A falsehood isn’t even a lie if it is spoken when it is actually false unless the speaker knows it is false. Arguably less so when at the time the truth of the statement couldn’t actually be known. Later it was found/determined/decided that @sokoloff would not be an astronaut. So the statement was shown to be false. But that doesn’t retroactively cause the statement to be a lie.

Notably pointing out that such statements aren’t lies is not a defense of the subsequent behavior that caused the original statement to become a falsehood.

Your response was something of a non sequitur focusing instead on whether a doctor is “allowed” to do that, but whether a doctor is allowed to do that would have no bearing on whether he lied in the past. I got the sense that you were implying that this behavior was bad behavior but to use your example, no defense was made of the doctor breaking his oath.

My question used your example of the doctor to reframe @sokoloff’s original rhetorical question. Is a doctor who breaks his oath an oath breaker? Yes. Did he lie when he took the oath? Only if he always intended to break the oath.
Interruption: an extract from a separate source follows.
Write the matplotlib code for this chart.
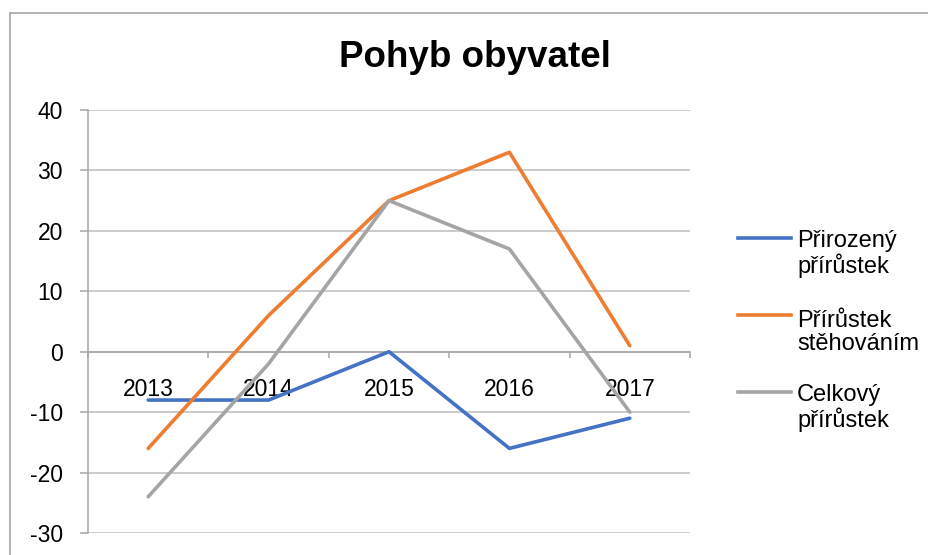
import matplotlib
matplotlib.use("Agg")
import matplotlib.pyplot as plt
from matplotlib.lines import Line2D

years = ["2013", "2014", "2015", "2016", "2017"]
prirozeny = [-8, -8, 0, -16, -11]
stehovani = [-16, 6, 25, 33, 1]
celkovy = [-24, -2, 25, 17, -10]
series_names = ["Přirozený\npřírůstek", "Přírůstek\nstěhováním", "Celkový\npřírůstek"]
colors = ["#4472C4", "#ED7D31", "#A5A5A5"]
yticks = [-30, -20, -10, 0, 10, 20, 30, 40]

W, H = 929, 555
fig = plt.figure(figsize=(W / 100, H / 100), dpi=100)
plt.rcParams['font.family'] = ['Liberation Sans', 'DejaVu Sans']

def fx(px):
    return px / W

def fy(py):
    return 1 - py / H

ax = fig.add_axes([fx(88), fy(533), fx(690) - fx(88), fy(110) - fy(533)])
x = list(range(len(years)))
for vals, c in zip([prirozeny, stehovani, celkovy], colors):
    ax.plot(x, vals, color=c, lw=2.6, solid_capstyle='round', solid_joinstyle='round', zorder=3)

ax.set_xlim(-0.5, len(years) - 0.5)
ax.set_ylim(-30, 40)
ax.set_yticks(yticks)
ax.set_yticklabels([str(v) for v in yticks], fontsize=16.5)
ax.grid(axis='y', color='#BDBDBD', lw=1.1)
ax.set_axisbelow(True)

ax.spines['top'].set_visible(False)
ax.spines['right'].set_visible(False)
ax.spines['bottom'].set_position(('data', 0))
ax.spines['bottom'].set_color('#A6A6A6')
ax.spines['left'].set_color('#A6A6A6')
ax.spines['bottom'].set_linewidth(1.1)
ax.spines['left'].set_linewidth(1.1)

ax.set_xticks(x)
ax.set_xticklabels(years, fontsize=16.5)
ax.set_xticks([i - 0.5 for i in range(len(years) + 1)], minor=True)
ax.tick_params(axis='x', which='major', length=0, pad=19)
ax.tick_params(axis='x', which='minor', length=4, direction='out', color='#A6A6A6', width=1.1)
ax.tick_params(axis='y', length=6, color='#A6A6A6', width=1.1, pad=12)

# title
fig.text(fx(475), fy(57), "Pohyb obyvatel", fontsize=26.5, fontweight='bold', ha='center', va='center')

# legend
for i, (name, c) in enumerate(zip(series_names, colors)):
    yl = [238, 315, 392][i]
    fig.add_artist(Line2D([fx(738), fx(791)], [fy(yl), fy(yl)], color=c, lw=2.6, transform=fig.transFigure))
    fig.text(fx(797), fy(yl + 35), name, fontsize=17, ha='left', va='baseline', linespacing=1.05)

# outer frame
fig.add_artist(Line2D([fx(10), 1], [fy(12.5), fy(12.5)], color='#A6A6A6', lw=1.2, transform=fig.transFigure))
fig.add_artist(Line2D([fx(10), fx(10)], [0, fy(12.5)], color='#A6A6A6', lw=1.2, transform=fig.transFigure))

fig.savefig("out.png", dpi=100)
If you believe he didn’t intend to break the oath at the time he swore it, you have to conclude that he didn’t lie, even if breaking his oath is otherwise undesirable behavior.

So your point is that someone must define the difference between a person 'telling a lie', 'giving their word', or 'swearing an oath' in order to make the argument that that person went back on their original principles, because if they say 'lie' instead then we will pick apart that instead of relying on their intended meaning.

And my point is that if we dissect the meaning of the language long enough we end up questioning our own existence.

My point is that these differences are already defined and common knowledge.

This isn't on the order of splitting hairs when trying to define something nebulous like consciousness. There would be quite a difference between @sokoloff saying, "I am going to be an astronaut" as a child, and if he were to say "I am an astronaut" now.

What is the 'intended meaning'? The poster made a claim that is false. There is no ambiguity about what was said regardless of presumed intent. Any concerns about questioning our own existence seem extremely premature at best.